According to the CIA's 2019 estimate, South Africa ranked number one in HIV/AIDS related deaths, with about 72,000. South Africa also has the highest reported number of people living with HIV/AIDS, about 7.5 million.

Much of this is related to the Animistic practices that are common among South African tribes.

Because of their commitment to their Animistic witchcraft religious practices, they are widely accepting of the message of Christianity, but few find the courage to renounce Animism all together and confess Jesus as the one and only Lord, particularly if that message comes from a person outside their tribe.

Since the message of the Gospel is exponentially more powerful coming from a fellow member of their tribe, the testimony of Zulu believers is the ideal way to share the Gospel.



Proclaim the Gospel

Your support of Kelly and Cherise Smith allows them to live in KwaZulu Natal, South Africa, where they help Zulu believers put the Gospel message before the Zulu in their community - in the Zulu language - as often as possible. This is done through various outreaches as doors are open and resources are provided.

Equip Zulu Believers for Ministry

Kelly works with young Zulu men, training them to become Biblical leaders and pastors through a seminary he helped start. The Smiths are involved with the local Zulu church in their village, providing support and encouragement.

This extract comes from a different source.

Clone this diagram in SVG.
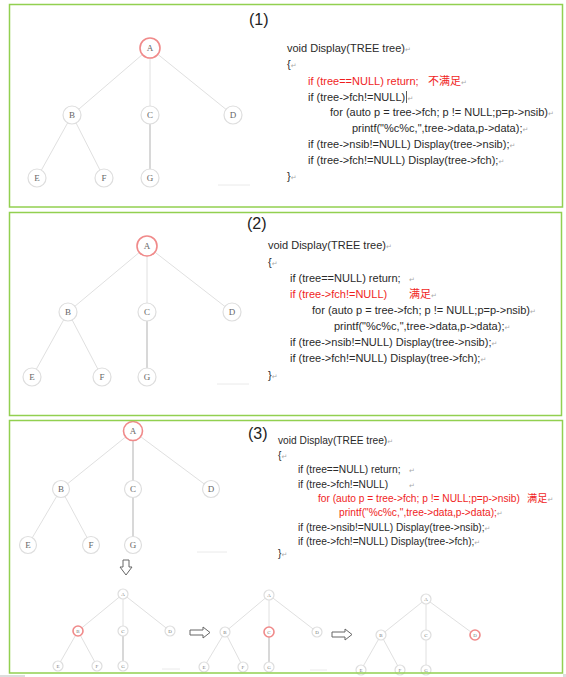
<svg xmlns="http://www.w3.org/2000/svg" width="566" height="677" viewBox="0 0 566 677">
<style>
.panel{fill:none;stroke:#92D050;stroke-width:1.5}
.edge{stroke:#e0e0e0;stroke-width:1}
.edge2{stroke:#cfcfcf;stroke-width:1.6}
.nd{fill:#fff;stroke:#dedede;stroke-width:1.2}
.ndr{fill:#fff;stroke:#f08a8a;stroke-width:1.6}
.nl{font-family:"Liberation Serif",serif;font-size:9px;fill:#666;text-anchor:middle}
.nls{font-family:"Liberation Serif",serif;font-size:5px;fill:#777;text-anchor:middle}
.code{font-family:"Liberation Sans",sans-serif;font-size:11px;fill:#2a2a2a}
.code3{font-family:"Liberation Sans",sans-serif;font-size:10.2px;fill:#2a2a2a}
.red{fill:#f01e1e}
.cjk{font-family:"Noto Sans CJK SC",sans-serif}
.ret{font-family:"DejaVu Sans",sans-serif;font-size:7px;fill:#aaa}
.num{font-family:"Liberation Sans",sans-serif;font-size:16px;fill:#222}
.faint{stroke:#eaeaea;stroke-width:1}
.barrow{fill:#fff;stroke:#666;stroke-width:1}
</style>
<rect width="566" height="677" fill="#fff"/>

<!-- connectors -->
<g id="connectors">
  <!-- tree 1 -->
  <line class="edge" x1="150" y1="48" x2="72" y2="115"/>
  <line class="edge" x1="150" y1="48" x2="150" y2="115"/>
  <line class="edge" x1="150" y1="48" x2="233" y2="115"/>
  <line class="edge" x1="72" y1="115" x2="37" y2="178"/>
  <line class="edge" x1="72" y1="115" x2="104" y2="178"/>
  <line class="edge2" x1="150" y1="115" x2="150" y2="178"/>
  <!-- tree 2 -->
  <line class="edge" x1="147" y1="246" x2="68" y2="312"/>
  <line class="edge" x1="147" y1="246" x2="147" y2="312"/>
  <line class="edge" x1="147" y1="246" x2="232" y2="312"/>
  <line class="edge" x1="68" y1="312" x2="32" y2="377"/>
  <line class="edge" x1="68" y1="312" x2="102" y2="377"/>
  <line class="edge2" x1="147" y1="312" x2="147" y2="377"/>
  <!-- tree 3 -->
  <line class="edge" x1="133" y1="431" x2="61" y2="489"/>
  <line class="edge2" x1="133" y1="431" x2="133" y2="489"/>
  <line class="edge" x1="133" y1="431" x2="211" y2="489"/>
  <line class="edge" x1="61" y1="489" x2="28" y2="545"/>
  <line class="edge" x1="61" y1="489" x2="91" y2="545"/>
  <line class="edge2" x1="133" y1="489" x2="133" y2="545"/>
  <!-- tree 4 -->
  <line class="edge" x1="123" y1="594" x2="78" y2="631"/>
  <line class="edge" x1="123" y1="594" x2="123" y2="631"/>
  <line class="edge" x1="123" y1="594" x2="170" y2="631"/>
  <line class="edge" x1="78" y1="631" x2="58" y2="666"/>
  <line class="edge" x1="78" y1="631" x2="97" y2="666"/>
  <line class="edge2" x1="123" y1="631" x2="123" y2="666"/>
  <!-- tree 5 -->
  <line class="edge" x1="269" y1="595" x2="225" y2="632"/>
  <line class="edge" x1="269" y1="595" x2="269" y2="632"/>
  <line class="edge" x1="269" y1="595" x2="317" y2="632"/>
  <line class="edge" x1="225" y1="632" x2="204" y2="667"/>
  <line class="edge" x1="225" y1="632" x2="243" y2="667"/>
  <line class="edge2" x1="269" y1="632" x2="269" y2="667"/>
  <!-- tree 6 -->
  <line class="edge" x1="426" y1="599" x2="381" y2="635"/>
  <line class="edge" x1="426" y1="599" x2="426" y2="635"/>
  <line class="edge" x1="426" y1="599" x2="475" y2="635"/>
  <line class="edge" x1="381" y1="635" x2="361" y2="670"/>
  <line class="edge" x1="381" y1="635" x2="400" y2="670"/>
  <line class="edge" x1="426" y1="635" x2="426" y2="670"/>
  <!-- block arrows -->
  <path class="barrow" d="M123,560 H129 V567 H132 L126,575 L120,567 H123 Z"/>
  <path class="barrow" d="M190,630 H203 V627 L210,632.5 L203,638 V635 H190 Z"/>
  <path class="barrow" d="M332,632 H345 V629 L352,634.5 L345,640 V637 H332 Z"/>
</g>

<!-- faint marks -->
<g id="marks">
  <line class="faint" x1="218" y1="185" x2="250" y2="185"/>
  <line class="faint" x1="217" y1="384" x2="249" y2="384"/>
  <line class="faint" x1="197" y1="552" x2="227" y2="552"/>
  <line class="faint" x1="162" y1="669" x2="180" y2="669"/>
  <line class="faint" x1="310" y1="670" x2="327" y2="670"/>
</g>

<!-- tree 1 nodes -->
<g id="t1-A"><circle class="ndr" cx="150" cy="48" r="10"/><text class="nl" x="150" y="51">A</text></g>
<g id="t1-B"><circle class="nd" cx="72" cy="115" r="9"/><text class="nl" x="72" y="118">B</text></g>
<g id="t1-C"><circle class="nd" cx="150" cy="115" r="9"/><text class="nl" x="150" y="118">C</text></g>
<g id="t1-D"><circle class="nd" cx="233" cy="115" r="9"/><text class="nl" x="233" y="118">D</text></g>
<g id="t1-E"><circle class="nd" cx="37" cy="178" r="9"/><text class="nl" x="37" y="181">E</text></g>
<g id="t1-F"><circle class="nd" cx="104" cy="178" r="9"/><text class="nl" x="104" y="181">F</text></g>
<g id="t1-G"><circle class="nd" cx="150" cy="178" r="9"/><text class="nl" x="150" y="181">G</text></g>

<!-- tree 2 nodes -->
<g id="t2-A"><circle class="ndr" cx="147" cy="246" r="10"/><text class="nl" x="147" y="249">A</text></g>
<g id="t2-B"><circle class="nd" cx="68" cy="312" r="9"/><text class="nl" x="68" y="315">B</text></g>
<g id="t2-C"><circle class="nd" cx="147" cy="312" r="9"/><text class="nl" x="147" y="315">C</text></g>
<g id="t2-D"><circle class="nd" cx="232" cy="312" r="9"/><text class="nl" x="232" y="315">D</text></g>
<g id="t2-E"><circle class="nd" cx="32" cy="377" r="9"/><text class="nl" x="32" y="380">E</text></g>
<g id="t2-F"><circle class="nd" cx="102" cy="377" r="9"/><text class="nl" x="102" y="380">F</text></g>
<g id="t2-G"><circle class="nd" cx="147" cy="377" r="9"/><text class="nl" x="147" y="380">G</text></g>

<!-- tree 3 nodes -->
<g id="t3-A"><circle class="ndr" cx="133" cy="431" r="9.5"/><text class="nl" x="133" y="434">A</text></g>
<g id="t3-B"><circle class="nd" cx="61" cy="489" r="8.5"/><text class="nl" x="61" y="492">B</text></g>
<g id="t3-C"><circle class="nd" cx="133" cy="489" r="8.5"/><text class="nl" x="133" y="492">C</text></g>
<g id="t3-D"><circle class="nd" cx="211" cy="489" r="8.5"/><text class="nl" x="211" y="492">D</text></g>
<g id="t3-E"><circle class="nd" cx="28" cy="545" r="8.5"/><text class="nl" x="28" y="548">E</text></g>
<g id="t3-F"><circle class="nd" cx="91" cy="545" r="8.5"/><text class="nl" x="91" y="548">F</text></g>
<g id="t3-G"><circle class="nd" cx="133" cy="545" r="8.5"/><text class="nl" x="133" y="548">G</text></g>

<!-- tree 4 nodes -->
<g id="t4-A"><circle class="nd" cx="123" cy="594" r="5"/><text class="nls" x="123" y="595.8">A</text></g>
<g id="t4-B"><circle class="ndr" cx="78" cy="631" r="5"/><text class="nls" x="78" y="632.8">B</text></g>
<g id="t4-C"><circle class="nd" cx="123" cy="631" r="5"/><text class="nls" x="123" y="632.8">C</text></g>
<g id="t4-D"><circle class="nd" cx="170" cy="631" r="5"/><text class="nls" x="170" y="632.8">D</text></g>
<g id="t4-E"><circle class="nd" cx="58" cy="666" r="5"/><text class="nls" x="58" y="667.8">E</text></g>
<g id="t4-F"><circle class="nd" cx="97" cy="666" r="5"/><text class="nls" x="97" y="667.8">F</text></g>
<g id="t4-G"><circle class="nd" cx="123" cy="666" r="5"/><text class="nls" x="123" y="667.8">G</text></g>

<!-- tree 5 nodes -->
<g id="t5-A"><circle class="nd" cx="269" cy="595" r="5"/><text class="nls" x="269" y="596.8">A</text></g>
<g id="t5-B"><circle class="nd" cx="225" cy="632" r="5"/><text class="nls" x="225" y="633.8">B</text></g>
<g id="t5-C"><circle class="ndr" cx="269" cy="632" r="5"/><text class="nls" x="269" y="633.8">C</text></g>
<g id="t5-D"><circle class="nd" cx="317" cy="632" r="5"/><text class="nls" x="317" y="633.8">D</text></g>
<g id="t5-E"><circle class="nd" cx="204" cy="667" r="5"/><text class="nls" x="204" y="668.8">E</text></g>
<g id="t5-F"><circle class="nd" cx="243" cy="667" r="5"/><text class="nls" x="243" y="668.8">F</text></g>
<g id="t5-G"><circle class="nd" cx="269" cy="667" r="5"/><text class="nls" x="269" y="668.8">G</text></g>

<!-- tree 6 nodes -->
<g id="t6-A"><circle class="nd" cx="426" cy="599" r="5"/><text class="nls" x="426" y="600.8">A</text></g>
<g id="t6-B"><circle class="nd" cx="381" cy="635" r="5"/><text class="nls" x="381" y="636.8">B</text></g>
<g id="t6-C"><circle class="nd" cx="426" cy="635" r="5"/><text class="nls" x="426" y="636.8">C</text></g>
<g id="t6-D"><circle class="ndr" cx="475" cy="635" r="5"/><text class="nls" x="475" y="636.8">D</text></g>
<g id="t6-E"><circle class="nd" cx="361" cy="670" r="5"/><text class="nls" x="361" y="671.8">E</text></g>
<g id="t6-F"><circle class="nd" cx="400" cy="670" r="5"/><text class="nls" x="400" y="671.8">F</text></g>
<g id="t6-G"><circle class="nd" cx="426" cy="670" r="5"/><text class="nls" x="426" y="671.8">G</text></g>

<!-- panel numbers -->
<text class="num" x="249" y="25">(1)</text>
<text class="num" x="247" y="229">(2)</text>
<text class="num" x="248" y="439">(3)</text>

<!-- code panel 1 -->
<g id="code1" class="code">
  <text x="287" y="52">void Display(TREE tree)<tspan class="ret">↵</tspan></text>
  <text x="287" y="68">{<tspan class="ret">↵</tspan></text>
  <text x="308" y="84.7" class="red">if (tree==NULL) return;</text>
  <text x="428" y="84.7"><tspan class="red cjk">不满足</tspan><tspan class="ret">↵</tspan></text>
  <text x="308" y="100.7">if (tree-&gt;fch!=NULL)</text>
  <line x1="406.5" y1="91" x2="406.5" y2="103" stroke="#333" stroke-width="0.8"/>
  <text x="407.5" y="100.7" class="ret">↵</text>
  <text x="330" y="116">for (auto p = tree-&gt;fch; p != NULL;p=p-&gt;nsib)<tspan class="ret">↵</tspan></text>
  <text x="352" y="132">printf("%c%c,",tree-&gt;data,p-&gt;data);<tspan class="ret">↵</tspan></text>
  <text x="308" y="148">if (tree-&gt;nsib!=NULL) Display(tree-&gt;nsib);<tspan class="ret">↵</tspan></text>
  <text x="308" y="164">if (tree-&gt;fch!=NULL) Display(tree-&gt;fch);<tspan class="ret">↵</tspan></text>
  <text x="287" y="180">}<tspan class="ret">↵</tspan></text>
</g>

<!-- code panel 2 -->
<g id="code2" class="code">
  <text x="268" y="249">void Display(TREE tree)<tspan class="ret">↵</tspan></text>
  <text x="268" y="266">{<tspan class="ret">↵</tspan></text>
  <text x="290" y="282">if (tree==NULL) return;</text>
  <text x="409" y="282" class="ret">↵</text>
  <text x="290" y="298" class="red">if (tree-&gt;fch!=NULL)</text>
  <text x="409" y="298"><tspan class="red cjk">满足</tspan><tspan class="ret">↵</tspan></text>
  <text x="312" y="314">for (auto p = tree-&gt;fch; p != NULL;p=p-&gt;nsib)<tspan class="ret">↵</tspan></text>
  <text x="334" y="330">printf("%c%c,",tree-&gt;data,p-&gt;data);<tspan class="ret">↵</tspan></text>
  <text x="290" y="346">if (tree-&gt;nsib!=NULL) Display(tree-&gt;nsib);<tspan class="ret">↵</tspan></text>
  <text x="290" y="362">if (tree-&gt;fch!=NULL) Display(tree-&gt;fch);<tspan class="ret">↵</tspan></text>
  <text x="268" y="379">}<tspan class="ret">↵</tspan></text>
</g>

<!-- code panel 3 -->
<g id="code3" class="code3">
  <text x="278" y="444">void Display(TREE tree)<tspan class="ret">↵</tspan></text>
  <text x="278" y="459">{<tspan class="ret">↵</tspan></text>
  <text x="298" y="473">if (tree==NULL) return;</text>
  <text x="409" y="473" class="ret">↵</text>
  <text x="298" y="488">if (tree-&gt;fch!=NULL)</text>
  <text x="409" y="488" class="ret">↵</text>
  <text x="318" y="502" class="red">for (auto p = tree-&gt;fch; p != NULL;p=p-&gt;nsib)</text>
  <text x="527" y="502"><tspan class="red cjk">满足</tspan><tspan class="ret">↵</tspan></text>
  <text x="339" y="516"><tspan class="red">printf("%c%c,",tree-&gt;data,p-&gt;data);</tspan><tspan class="ret">↵</tspan></text>
  <text x="298" y="531">if (tree-&gt;nsib!=NULL) Display(tree-&gt;nsib);<tspan class="ret">↵</tspan></text>
  <text x="298" y="545">if (tree-&gt;fch!=NULL) Display(tree-&gt;fch);<tspan class="ret">↵</tspan></text>
  <text x="278" y="557">}<tspan class="ret">↵</tspan></text>
</g>

<!-- panels -->
<g id="panels">
  <rect class="panel" x="9.5" y="4.5" width="553" height="202.5"/>
  <rect class="panel" x="9.5" y="212.5" width="552" height="203"/>
  <rect class="panel" x="9.5" y="420.5" width="553" height="252.5"/>
</g>
<rect x="0" y="675" width="25" height="2" fill="#ddd"/>
<rect x="563" y="674" width="3" height="3" fill="#ddd"/>
</svg>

Community Outreach and Education

Your support of the Smiths means they can live and serve in KwaZulu Natal and are available to be involved in educational programs and outreaches.


Cherise is a South African national who came to America, where she met Kelly. The Lord called them to live among and minister to the people of the Zulu tribe in KwaZulu Natal, South Africa and they have been doing so since 2006.

The Smiths established 7 Rivers Farm, where they lived outside of Durban, South Africa until 2021.

The farm provides housing for the local Zulu pastor, as well as a ministry base for the Smith's daughter, Fifi. It was named for the 7 times you need to cross the river to get from Durban to the farm.

The farm also provides the 7 Rivers team with resources with which to reach and bless the community with, such as the Chwabasi seeds that young women from the community can make beads with to craft jewelry for a bit of income, and the Moringa trees whose seeds yield a powder that is beneficial to many locals who struggle with health challenges such as diabetes and HIV/AIDS.